--- start DATA PROVIDED ---

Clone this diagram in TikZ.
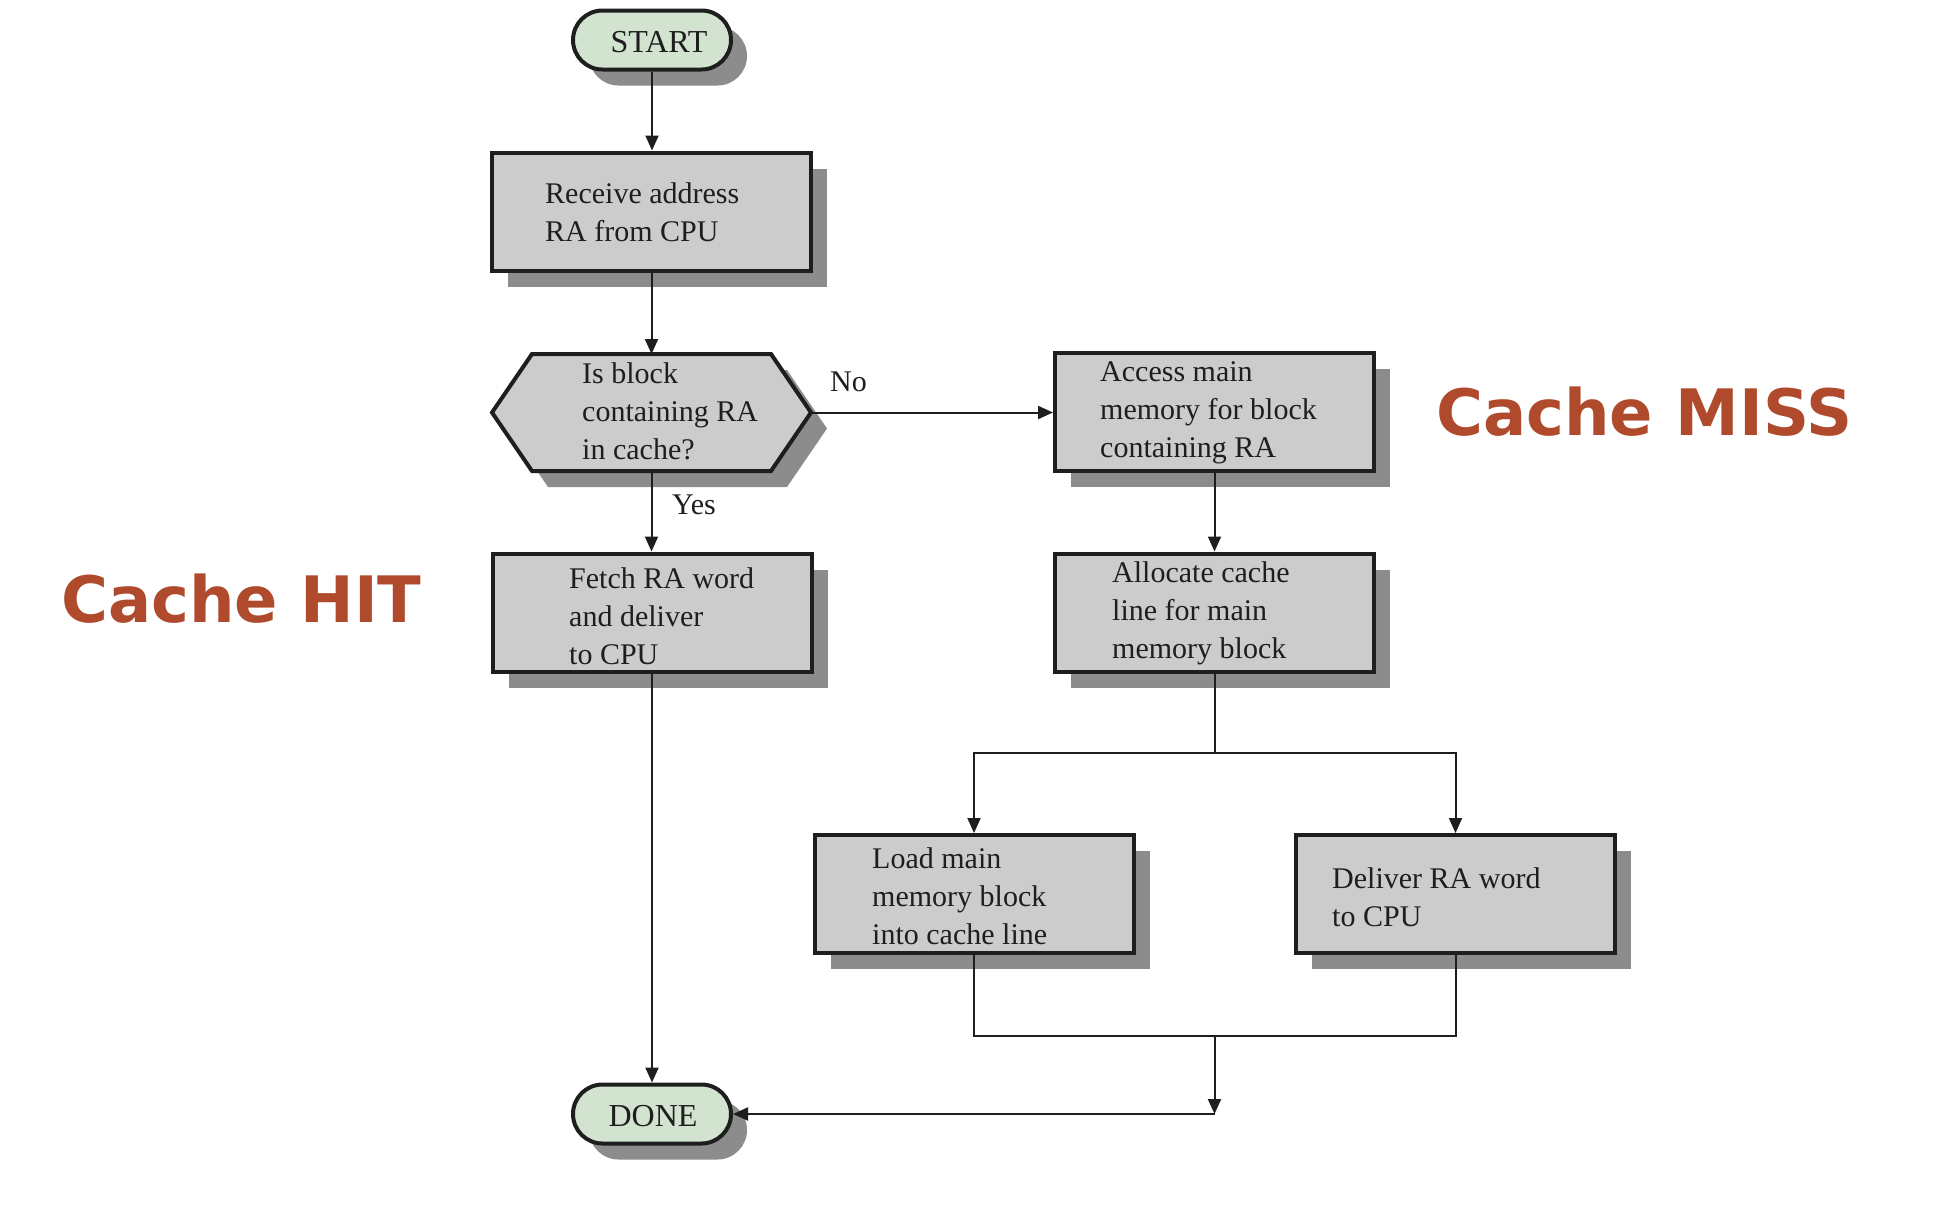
\documentclass[tikz,border=0pt]{standalone}
\usepackage{fontspec}
\setmainfont{Liberation Serif}
\newfontfamily\labelfont{DejaVu Sans}
\usetikzlibrary{arrows.meta,shapes.misc,shadows}
\definecolor{boxgray}{HTML}{CCCCCC}
\definecolor{shadowgray}{HTML}{8C8C8C}
\definecolor{pillgreen}{HTML}{D2E4D0}
\definecolor{ink}{HTML}{1E1E1E}
\definecolor{hitred}{HTML}{AF4A2D}
\begin{document}
\begin{tikzpicture}[x=1pt,y=-1pt,
  shadowed/.style={drop shadow={shadow xshift=16pt,shadow yshift=-16pt,fill=shadowgray,opacity=1}},
  procbox/.style={rectangle, draw=ink, line width=4pt, fill=boxgray, minimum width=319pt, minimum height=118pt, inner sep=0pt, shadowed},
  pill/.style={rounded rectangle, draw=ink, line width=4pt, fill=pillgreen, minimum width=158pt, minimum height=59pt, inner sep=0pt, shadowed},
  hexframe/.style={rectangle, minimum width=319pt, minimum height=117pt, inner sep=0pt, outer sep=0pt},
  boxtext/.style={anchor=north west, align=left, inner sep=0pt, text=ink, font=\fontsize{30}{38}\selectfont},
  lbl/.style={anchor=base west, inner sep=0pt, text=ink, font=\fontsize{30}{38}\selectfont},
  termtext/.style={anchor=base, inner sep=0pt, text=ink, font=\fontsize{32}{38}\selectfont},
  conn/.style={draw=ink, line width=2pt, -{Triangle[length=15pt,width=13pt]}},
  plain/.style={draw=ink, line width=2pt},
  redlbl/.style={anchor=base west, inner sep=0pt, text=hitred, font=\labelfont\bfseries\fontsize{64}{64}\selectfont}]
\useasboundingbox (0,0) rectangle (1942,1208);

% terminals
\node[pill] (start) at (652,40) {};
\node[termtext] (startT) at (659,52) {START};
\node[pill] (done) at (652,1114) {};
\node[termtext] (doneT) at (653,1126) {DONE};

% process boxes
\node[procbox] (rec) at (651.5,211.5) {};
\node[procbox] (fetch) at (652,612.5) {};
\node[procbox] (access) at (1214.5,412) {};
\node[procbox] (alloc) at (1214.5,612.5) {};
\node[procbox] (load) at (974,894) {};
\node[procbox] (deliver) at (1455.5,894) {};

% decision hexagon
\node[hexframe] (hexs) at (667.5,428.5) {};
\fill[shadowgray] (hexs.west) -- ([xshift=40pt]hexs.north west) -- ([xshift=-40pt]hexs.north east) -- (hexs.east) -- ([xshift=-40pt]hexs.south east) -- ([xshift=40pt]hexs.south west) -- cycle;
\node[hexframe] (hex) at (651.5,412.5) {};
\draw[draw=ink, fill=boxgray, line width=4pt] (hex.west) -- ([xshift=40pt]hex.north west) -- ([xshift=-40pt]hex.north east) -- (hex.east) -- ([xshift=-40pt]hex.south east) -- ([xshift=40pt]hex.south west) -- cycle;

% texts
\node[boxtext] (recT) at (545,182.5) {Receive address\\RA from CPU};
\node[boxtext] (hexT) at (582,362.5) {Is block\\containing RA\\in cache?};
\node[boxtext] (fetchT) at (569,567.5) {Fetch RA word\\and deliver\\to CPU};
\node[boxtext] (accessT) at (1100,361.5) {Access main\\memory for block\\containing RA};
\node[boxtext] (allocT) at (1112,561.5) {Allocate cache\\line for main\\memory block};
\node[boxtext] (loadT) at (872,847.5) {Load main\\memory block\\into cache line};
\node[boxtext] (deliverT) at (1332,867.5) {Deliver RA word\\to CPU};

\node[lbl] (no) at (830,391) {No};
\node[lbl] (yes) at (672,514) {Yes};

\node[redlbl] (hit) at (61,622) {Cache HIT};
\node[redlbl] (miss) at (1436,435) {Cache MISS};

% connectors
\draw[conn] (start.south) -- (start.south |- rec.north);
\draw[conn] (rec.south) -- (rec.south |- hex.north);
\draw[conn] (hex.south) -- (hex.south |- fetch.north);
\draw[conn] (hex.east) -- (hex.east -| access.west);
\draw[conn] (fetch.south) -- (fetch.south |- done.north);
\draw[conn] (access.south) -- (alloc.north);
\coordinate (split) at (1214.5,753);
\draw[plain] (alloc.south) -- (split);
\draw[conn] (split) -| (load.north);
\draw[conn] (split) -| (deliver.north);
\coordinate (merge) at (1214.5,1036);
\draw[plain] (load.south) |- (merge) -| (deliver.south);
\coordinate (corner) at (merge |- done.east);
\draw[conn] (merge) -- (corner);
\draw[conn] (corner) -- (done.east);
\end{tikzpicture}
\end{document}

--- end DATA PROVIDED ---

TASK REQUIREMENTS:
Go through the material above and print all of it exactly, except the pictures.

TASK SOLUTION:
Clone this diagram in TikZ.
\documentclass[tikz,border=0pt]{standalone}
\usepackage{fontspec}
\setmainfont{Liberation Serif}
\newfontfamily\labelfont{DejaVu Sans}
\usetikzlibrary{arrows.meta,shapes.misc,shadows}
\definecolor{boxgray}{HTML}{CCCCCC}
\definecolor{shadowgray}{HTML}{8C8C8C}
\definecolor{pillgreen}{HTML}{D2E4D0}
\definecolor{ink}{HTML}{1E1E1E}
\definecolor{hitred}{HTML}{AF4A2D}
\begin{document}
\begin{tikzpicture}[x=1pt,y=-1pt,
  shadowed/.style={drop shadow={shadow xshift=16pt,shadow yshift=-16pt,fill=shadowgray,opacity=1}},
  procbox/.style={rectangle, draw=ink, line width=4pt, fill=boxgray, minimum width=319pt, minimum height=118pt, inner sep=0pt, shadowed},
  pill/.style={rounded rectangle, draw=ink, line width=4pt, fill=pillgreen, minimum width=158pt, minimum height=59pt, inner sep=0pt, shadowed},
  hexframe/.style={rectangle, minimum width=319pt, minimum height=117pt, inner sep=0pt, outer sep=0pt},
  boxtext/.style={anchor=north west, align=left, inner sep=0pt, text=ink, font=\fontsize{30}{38}\selectfont},
  lbl/.style={anchor=base west, inner sep=0pt, text=ink, font=\fontsize{30}{38}\selectfont},
  termtext/.style={anchor=base, inner sep=0pt, text=ink, font=\fontsize{32}{38}\selectfont},
  conn/.style={draw=ink, line width=2pt, -{Triangle[length=15pt,width=13pt]}},
  plain/.style={draw=ink, line width=2pt},
  redlbl/.style={anchor=base west, inner sep=0pt, text=hitred, font=\labelfont\bfseries\fontsize{64}{64}\selectfont}]
\useasboundingbox (0,0) rectangle (1942,1208);

% terminals
\node[pill] (start) at (652,40) {};
\node[termtext] (startT) at (659,52) {START};
\node[pill] (done) at (652,1114) {};
\node[termtext] (doneT) at (653,1126) {DONE};

% process boxes
\node[procbox] (rec) at (651.5,211.5) {};
\node[procbox] (fetch) at (652,612.5) {};
\node[procbox] (access) at (1214.5,412) {};
\node[procbox] (alloc) at (1214.5,612.5) {};
\node[procbox] (load) at (974,894) {};
\node[procbox] (deliver) at (1455.5,894) {};

% decision hexagon
\node[hexframe] (hexs) at (667.5,428.5) {};
\fill[shadowgray] (hexs.west) -- ([xshift=40pt]hexs.north west) -- ([xshift=-40pt]hexs.north east) -- (hexs.east) -- ([xshift=-40pt]hexs.south east) -- ([xshift=40pt]hexs.south west) -- cycle;
\node[hexframe] (hex) at (651.5,412.5) {};
\draw[draw=ink, fill=boxgray, line width=4pt] (hex.west) -- ([xshift=40pt]hex.north west) -- ([xshift=-40pt]hex.north east) -- (hex.east) -- ([xshift=-40pt]hex.south east) -- ([xshift=40pt]hex.south west) -- cycle;

% texts
\node[boxtext] (recT) at (545,182.5) {Receive address\\RA from CPU};
\node[boxtext] (hexT) at (582,362.5) {Is block\\containing RA\\in cache?};
\node[boxtext] (fetchT) at (569,567.5) {Fetch RA word\\and deliver\\to CPU};
\node[boxtext] (accessT) at (1100,361.5) {Access main\\memory for block\\containing RA};
\node[boxtext] (allocT) at (1112,561.5) {Allocate cache\\line for main\\memory block};
\node[boxtext] (loadT) at (872,847.5) {Load main\\memory block\\into cache line};
\node[boxtext] (deliverT) at (1332,867.5) {Deliver RA word\\to CPU};

\node[lbl] (no) at (830,391) {No};
\node[lbl] (yes) at (672,514) {Yes};

\node[redlbl] (hit) at (61,622) {Cache HIT};
\node[redlbl] (miss) at (1436,435) {Cache MISS};

% connectors
\draw[conn] (start.south) -- (start.south |- rec.north);
\draw[conn] (rec.south) -- (rec.south |- hex.north);
\draw[conn] (hex.south) -- (hex.south |- fetch.north);
\draw[conn] (hex.east) -- (hex.east -| access.west);
\draw[conn] (fetch.south) -- (fetch.south |- done.north);
\draw[conn] (access.south) -- (alloc.north);
\coordinate (split) at (1214.5,753);
\draw[plain] (alloc.south) -- (split);
\draw[conn] (split) -| (load.north);
\draw[conn] (split) -| (deliver.north);
\coordinate (merge) at (1214.5,1036);
\draw[plain] (load.south) |- (merge) -| (deliver.south);
\coordinate (corner) at (merge |- done.east);
\draw[conn] (merge) -- (corner);
\draw[conn] (corner) -- (done.east);
\end{tikzpicture}
\end{document}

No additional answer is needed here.